SHORT EXERCISE.
Word for word, restate the lines from the start of the data below through the line containing "import plotly.graph_objects as go".

DATASET SECTION.

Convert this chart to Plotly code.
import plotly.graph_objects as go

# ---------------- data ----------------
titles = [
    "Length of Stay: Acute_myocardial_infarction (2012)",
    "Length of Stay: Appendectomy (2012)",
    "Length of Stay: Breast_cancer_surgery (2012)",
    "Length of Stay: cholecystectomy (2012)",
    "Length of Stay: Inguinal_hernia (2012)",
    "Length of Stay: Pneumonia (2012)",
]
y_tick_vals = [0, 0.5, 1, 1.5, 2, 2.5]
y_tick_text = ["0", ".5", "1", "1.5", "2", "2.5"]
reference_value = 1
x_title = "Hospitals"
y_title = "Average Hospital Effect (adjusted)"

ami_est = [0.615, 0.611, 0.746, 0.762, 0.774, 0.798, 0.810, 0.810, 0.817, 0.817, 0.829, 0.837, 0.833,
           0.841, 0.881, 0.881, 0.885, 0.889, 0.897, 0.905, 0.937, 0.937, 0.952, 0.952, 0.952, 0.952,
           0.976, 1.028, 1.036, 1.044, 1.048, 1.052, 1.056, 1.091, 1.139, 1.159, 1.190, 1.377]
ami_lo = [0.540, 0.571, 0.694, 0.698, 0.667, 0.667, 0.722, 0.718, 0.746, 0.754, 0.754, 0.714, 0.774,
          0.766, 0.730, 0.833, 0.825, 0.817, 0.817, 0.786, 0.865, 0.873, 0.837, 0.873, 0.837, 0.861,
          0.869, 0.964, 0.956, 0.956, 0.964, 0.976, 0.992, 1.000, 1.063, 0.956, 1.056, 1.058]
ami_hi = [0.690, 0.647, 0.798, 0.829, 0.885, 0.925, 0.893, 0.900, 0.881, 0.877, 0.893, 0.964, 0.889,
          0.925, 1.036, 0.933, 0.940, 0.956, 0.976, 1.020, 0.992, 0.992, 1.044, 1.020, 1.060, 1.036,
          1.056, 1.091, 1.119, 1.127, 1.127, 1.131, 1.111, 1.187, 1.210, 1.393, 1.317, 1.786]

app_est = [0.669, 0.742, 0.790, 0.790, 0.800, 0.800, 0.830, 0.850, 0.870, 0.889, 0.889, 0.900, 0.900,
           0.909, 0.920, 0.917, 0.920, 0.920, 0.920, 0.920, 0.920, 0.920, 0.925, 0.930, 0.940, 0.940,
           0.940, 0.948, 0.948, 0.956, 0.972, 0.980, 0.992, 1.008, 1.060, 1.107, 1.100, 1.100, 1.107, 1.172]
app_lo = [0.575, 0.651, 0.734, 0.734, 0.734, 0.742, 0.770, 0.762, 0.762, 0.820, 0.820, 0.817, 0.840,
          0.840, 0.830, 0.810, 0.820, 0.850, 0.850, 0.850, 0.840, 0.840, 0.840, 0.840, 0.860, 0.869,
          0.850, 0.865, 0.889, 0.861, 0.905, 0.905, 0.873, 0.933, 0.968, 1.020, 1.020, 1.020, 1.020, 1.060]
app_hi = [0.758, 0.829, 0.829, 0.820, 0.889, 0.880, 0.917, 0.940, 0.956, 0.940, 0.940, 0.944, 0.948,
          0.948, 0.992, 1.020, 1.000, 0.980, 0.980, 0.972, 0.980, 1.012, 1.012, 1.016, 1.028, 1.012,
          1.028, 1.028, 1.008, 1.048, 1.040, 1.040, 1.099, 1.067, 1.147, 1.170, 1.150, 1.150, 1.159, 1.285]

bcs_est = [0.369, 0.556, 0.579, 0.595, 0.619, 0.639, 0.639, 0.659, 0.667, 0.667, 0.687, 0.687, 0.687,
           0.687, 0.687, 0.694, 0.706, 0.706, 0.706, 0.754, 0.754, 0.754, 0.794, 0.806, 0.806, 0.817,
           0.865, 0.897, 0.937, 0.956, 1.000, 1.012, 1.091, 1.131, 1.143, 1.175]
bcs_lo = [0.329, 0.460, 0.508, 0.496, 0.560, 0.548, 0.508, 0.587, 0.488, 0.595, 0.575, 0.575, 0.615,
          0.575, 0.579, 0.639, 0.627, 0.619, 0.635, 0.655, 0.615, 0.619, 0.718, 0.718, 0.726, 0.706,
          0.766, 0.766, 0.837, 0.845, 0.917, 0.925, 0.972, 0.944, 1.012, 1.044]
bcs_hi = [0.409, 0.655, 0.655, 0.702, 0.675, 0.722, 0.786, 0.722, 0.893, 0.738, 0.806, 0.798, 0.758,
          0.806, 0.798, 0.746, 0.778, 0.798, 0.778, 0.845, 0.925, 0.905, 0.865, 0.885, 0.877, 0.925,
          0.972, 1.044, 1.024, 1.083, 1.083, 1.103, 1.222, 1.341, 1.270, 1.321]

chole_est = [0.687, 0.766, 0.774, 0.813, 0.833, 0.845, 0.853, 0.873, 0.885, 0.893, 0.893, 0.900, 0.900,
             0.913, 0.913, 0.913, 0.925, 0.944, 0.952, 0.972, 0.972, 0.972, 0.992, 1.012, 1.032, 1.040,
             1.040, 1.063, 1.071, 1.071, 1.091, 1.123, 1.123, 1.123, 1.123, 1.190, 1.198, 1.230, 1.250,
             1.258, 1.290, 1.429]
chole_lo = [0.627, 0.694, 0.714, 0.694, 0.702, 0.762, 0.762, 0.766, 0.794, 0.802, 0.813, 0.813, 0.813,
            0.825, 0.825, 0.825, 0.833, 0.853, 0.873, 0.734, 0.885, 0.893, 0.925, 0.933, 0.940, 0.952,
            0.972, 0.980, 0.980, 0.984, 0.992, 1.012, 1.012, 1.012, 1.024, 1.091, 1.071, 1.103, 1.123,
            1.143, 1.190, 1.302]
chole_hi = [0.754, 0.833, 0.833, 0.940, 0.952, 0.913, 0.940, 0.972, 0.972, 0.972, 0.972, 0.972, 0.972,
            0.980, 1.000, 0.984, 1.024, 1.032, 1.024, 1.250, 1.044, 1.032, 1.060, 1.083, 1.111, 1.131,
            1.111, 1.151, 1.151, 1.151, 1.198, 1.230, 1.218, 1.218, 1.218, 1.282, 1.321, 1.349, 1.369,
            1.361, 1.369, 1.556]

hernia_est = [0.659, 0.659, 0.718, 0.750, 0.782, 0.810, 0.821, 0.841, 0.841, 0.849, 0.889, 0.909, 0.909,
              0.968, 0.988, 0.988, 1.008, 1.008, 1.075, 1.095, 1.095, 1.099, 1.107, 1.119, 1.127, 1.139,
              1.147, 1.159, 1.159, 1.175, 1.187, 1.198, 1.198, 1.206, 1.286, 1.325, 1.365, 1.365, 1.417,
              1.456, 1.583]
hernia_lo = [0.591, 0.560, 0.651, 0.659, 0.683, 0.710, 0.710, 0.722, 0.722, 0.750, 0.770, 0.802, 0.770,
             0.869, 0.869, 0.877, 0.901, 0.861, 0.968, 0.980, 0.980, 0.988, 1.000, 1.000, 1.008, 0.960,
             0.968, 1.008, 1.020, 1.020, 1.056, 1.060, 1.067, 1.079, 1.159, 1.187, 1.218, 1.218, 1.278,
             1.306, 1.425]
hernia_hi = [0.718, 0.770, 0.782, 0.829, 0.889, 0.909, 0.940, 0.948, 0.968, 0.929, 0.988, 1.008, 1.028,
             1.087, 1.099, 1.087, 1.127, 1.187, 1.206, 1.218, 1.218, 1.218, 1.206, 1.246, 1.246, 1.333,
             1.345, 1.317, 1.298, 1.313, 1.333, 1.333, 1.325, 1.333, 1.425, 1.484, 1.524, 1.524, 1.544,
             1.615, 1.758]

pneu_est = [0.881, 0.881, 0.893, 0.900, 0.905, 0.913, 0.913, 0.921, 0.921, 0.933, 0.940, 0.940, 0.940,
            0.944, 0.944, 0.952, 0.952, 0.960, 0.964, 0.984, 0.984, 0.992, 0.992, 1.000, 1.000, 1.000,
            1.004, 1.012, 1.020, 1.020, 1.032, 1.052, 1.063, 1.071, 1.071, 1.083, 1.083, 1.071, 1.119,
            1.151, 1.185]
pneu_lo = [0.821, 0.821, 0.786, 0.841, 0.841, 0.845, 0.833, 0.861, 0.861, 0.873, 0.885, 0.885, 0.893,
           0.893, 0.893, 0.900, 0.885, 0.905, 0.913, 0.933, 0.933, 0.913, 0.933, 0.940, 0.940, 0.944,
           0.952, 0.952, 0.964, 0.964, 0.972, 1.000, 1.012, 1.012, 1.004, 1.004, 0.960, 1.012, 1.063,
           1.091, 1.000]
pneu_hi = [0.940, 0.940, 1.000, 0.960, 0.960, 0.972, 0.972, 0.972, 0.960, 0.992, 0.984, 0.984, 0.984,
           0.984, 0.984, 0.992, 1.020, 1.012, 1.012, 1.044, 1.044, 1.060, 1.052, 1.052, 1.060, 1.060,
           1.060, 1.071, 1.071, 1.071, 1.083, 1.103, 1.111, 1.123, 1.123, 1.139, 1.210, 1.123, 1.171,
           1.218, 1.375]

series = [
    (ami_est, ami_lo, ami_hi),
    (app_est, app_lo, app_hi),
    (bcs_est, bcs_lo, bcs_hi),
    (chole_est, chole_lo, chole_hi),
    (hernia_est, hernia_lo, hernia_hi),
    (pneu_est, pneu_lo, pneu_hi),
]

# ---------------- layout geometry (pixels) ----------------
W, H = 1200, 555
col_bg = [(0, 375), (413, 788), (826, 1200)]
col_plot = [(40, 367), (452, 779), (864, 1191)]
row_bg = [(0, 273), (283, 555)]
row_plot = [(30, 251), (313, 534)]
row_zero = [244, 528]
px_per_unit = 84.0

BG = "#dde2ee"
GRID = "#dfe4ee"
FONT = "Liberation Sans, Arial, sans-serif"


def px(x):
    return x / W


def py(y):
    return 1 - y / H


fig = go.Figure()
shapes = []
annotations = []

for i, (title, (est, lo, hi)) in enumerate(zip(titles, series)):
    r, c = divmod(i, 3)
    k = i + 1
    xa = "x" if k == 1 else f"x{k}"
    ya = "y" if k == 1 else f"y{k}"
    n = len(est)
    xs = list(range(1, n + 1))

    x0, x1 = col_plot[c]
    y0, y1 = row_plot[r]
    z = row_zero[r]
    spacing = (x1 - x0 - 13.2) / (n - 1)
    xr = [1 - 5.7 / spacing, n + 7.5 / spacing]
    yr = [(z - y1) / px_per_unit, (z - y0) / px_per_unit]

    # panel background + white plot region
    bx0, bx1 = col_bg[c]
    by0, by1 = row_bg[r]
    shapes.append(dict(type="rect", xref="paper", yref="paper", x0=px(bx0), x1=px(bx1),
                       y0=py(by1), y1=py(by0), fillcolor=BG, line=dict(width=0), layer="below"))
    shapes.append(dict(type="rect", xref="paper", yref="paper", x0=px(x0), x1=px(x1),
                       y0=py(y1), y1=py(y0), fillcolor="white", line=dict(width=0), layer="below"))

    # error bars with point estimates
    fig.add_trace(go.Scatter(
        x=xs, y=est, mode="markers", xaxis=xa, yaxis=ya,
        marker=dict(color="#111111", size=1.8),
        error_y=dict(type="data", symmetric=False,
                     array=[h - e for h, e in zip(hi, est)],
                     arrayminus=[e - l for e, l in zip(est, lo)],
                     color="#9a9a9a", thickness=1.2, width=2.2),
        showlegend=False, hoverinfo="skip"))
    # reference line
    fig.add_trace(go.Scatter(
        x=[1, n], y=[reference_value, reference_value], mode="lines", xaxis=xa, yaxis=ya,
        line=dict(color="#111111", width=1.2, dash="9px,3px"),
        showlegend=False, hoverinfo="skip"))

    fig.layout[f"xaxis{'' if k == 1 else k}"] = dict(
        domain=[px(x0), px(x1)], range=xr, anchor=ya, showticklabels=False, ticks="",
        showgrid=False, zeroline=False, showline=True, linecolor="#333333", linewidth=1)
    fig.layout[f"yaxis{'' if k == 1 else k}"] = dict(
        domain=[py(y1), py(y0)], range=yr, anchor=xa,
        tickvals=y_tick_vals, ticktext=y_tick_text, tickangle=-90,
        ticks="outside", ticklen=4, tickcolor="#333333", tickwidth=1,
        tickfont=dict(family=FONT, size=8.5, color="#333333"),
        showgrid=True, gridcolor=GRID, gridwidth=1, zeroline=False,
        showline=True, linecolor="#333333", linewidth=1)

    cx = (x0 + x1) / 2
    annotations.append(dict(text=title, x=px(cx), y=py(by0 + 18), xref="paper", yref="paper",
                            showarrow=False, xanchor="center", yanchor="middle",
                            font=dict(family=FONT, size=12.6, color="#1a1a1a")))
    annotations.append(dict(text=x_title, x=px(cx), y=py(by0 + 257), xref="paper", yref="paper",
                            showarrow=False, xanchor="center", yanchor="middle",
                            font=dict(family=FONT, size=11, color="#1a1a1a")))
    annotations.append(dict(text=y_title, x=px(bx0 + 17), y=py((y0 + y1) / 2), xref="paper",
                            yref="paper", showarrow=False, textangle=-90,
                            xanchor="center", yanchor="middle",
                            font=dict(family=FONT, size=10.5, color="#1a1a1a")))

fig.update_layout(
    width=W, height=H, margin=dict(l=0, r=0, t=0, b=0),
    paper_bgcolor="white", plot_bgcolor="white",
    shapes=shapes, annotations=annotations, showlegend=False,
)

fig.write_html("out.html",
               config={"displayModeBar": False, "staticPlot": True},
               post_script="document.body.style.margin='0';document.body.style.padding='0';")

TASK RESULT.
Convert this chart to Plotly code.
import plotly.graph_objects as go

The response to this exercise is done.